The ministry claimed that weapons, drones, and rocket platforms traced back to Hezbollah had been seized. However, Lebanese security sources dispute these claims, asserting that the accused individuals were previously affiliated with extremist organizations such as Jabhat al-Nusra and ISIL. 

The discrepancy has fuelled speculation that internal rivalries within Syria’s current leadership are being masked by external accusations. 

Critically, the repeated emphasis on terms such as “terrorist cell” and “foreign-backed militias” may signal more than a domestic security issue. 
Since Syria’s de facto authorities announced alignment with the so–called international coalition against terrorism, labelling Hezbollah in such terms could lay rhetorical groundwork for future actions framed as part of a broader “counterterrorism” effort.

Despite speculation about a possible Syrian role in an aggression against Lebanon—or even participation in a broader regional escalation—military realities suggest limitations. 

The forces affiliated with the de facto leadership, often associated with Hayat Tahrir al-Sham, lack the heavy weaponry, air support, and logistical infrastructure required for a large-scale offensive.

Estimates further suggest that they number roughly one-fifth of the former Syrian army’s strength. 

Many recruits have undergone only brief training, and significant shortages persist in artillery, armored units, and air capabilities, noting that Turkish support remains limited to lightly armored vehicles, while Russia has yet to fully resume logistical assistance.

Moreover, tribal mobilizations that proved decisive in eastern Syria may not translate into sustained offensive operations against Lebanon, particularly given economic grievances in Syria’s east following the dismantling of informal oil operations that once sustained local communities.

International and Arab calculations

International dynamics further complicate the picture. Although U.S. President Donald Trump has recently expressed support for Syria’s new authorities, Western legislative bodies have increasingly scrutinized developments in Syria following violent incidents in coastal and southern regions. 

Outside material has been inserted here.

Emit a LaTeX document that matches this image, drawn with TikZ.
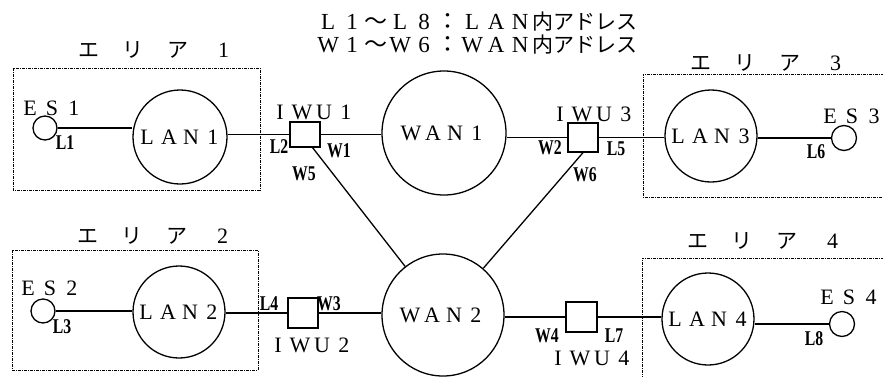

Discussions of potential sanctions in European and American forums suggest that an overt Syrian military move against Lebanon would face significant diplomatic resistance. 

Regionally, key Arab actors appear cautious; Abdel Fattah el-Sisi and Mohammed bin Salman recently discussed Lebanon in Jeddah, reflecting diverging but engaged approaches to the Lebanese file.

Cairo, in particular, has emphasized strengthening the Lebanese state and armed forces as the sole legitimate security authority, while linking such efforts to full implementation of United Nations Security Council Resolution 1701. 

Preparations for an international conference in Paris to support the Lebanese Armed Forces underscore a broader strategy: reinforce state institutions to consolidate control over national territory, particularly south of the Litani River. 

Egyptian officials have framed this not merely as financial assistance but allegedly as part of a structured path toward consolidating state sovereignty and reducing parallel armed structures. 

On the ground, the Lebanese Armed Forces continue to fortify positions along both the eastern and southern fronts. 

Recent incidents, including reported fire from the Israeli side during the establishment of a new monitoring point near Marjayoun, highlight the volatility of Lebanon’s security environment.

Hence, while large-scale military escalation from Syria appears unlikely in the near term, the risks of localized security breaches, infiltration by extremist networks, or political exploitation of regional tensions remain significant.

Lebanon’s greatest vulnerability may not be invasion, but complacency—underestimating the interplay between regional rivalries, internal Syrian instability, and international manoeuvring.

In this delicate moment, safeguarding Lebanon requires vigilance, institutional cohesion, and resistance to narrow political calculations that could invite external entanglement. The border may be geographically fixed, but the pressures surrounding it are fluid—and potentially transformative for Lebanon’s fragile equilibrium.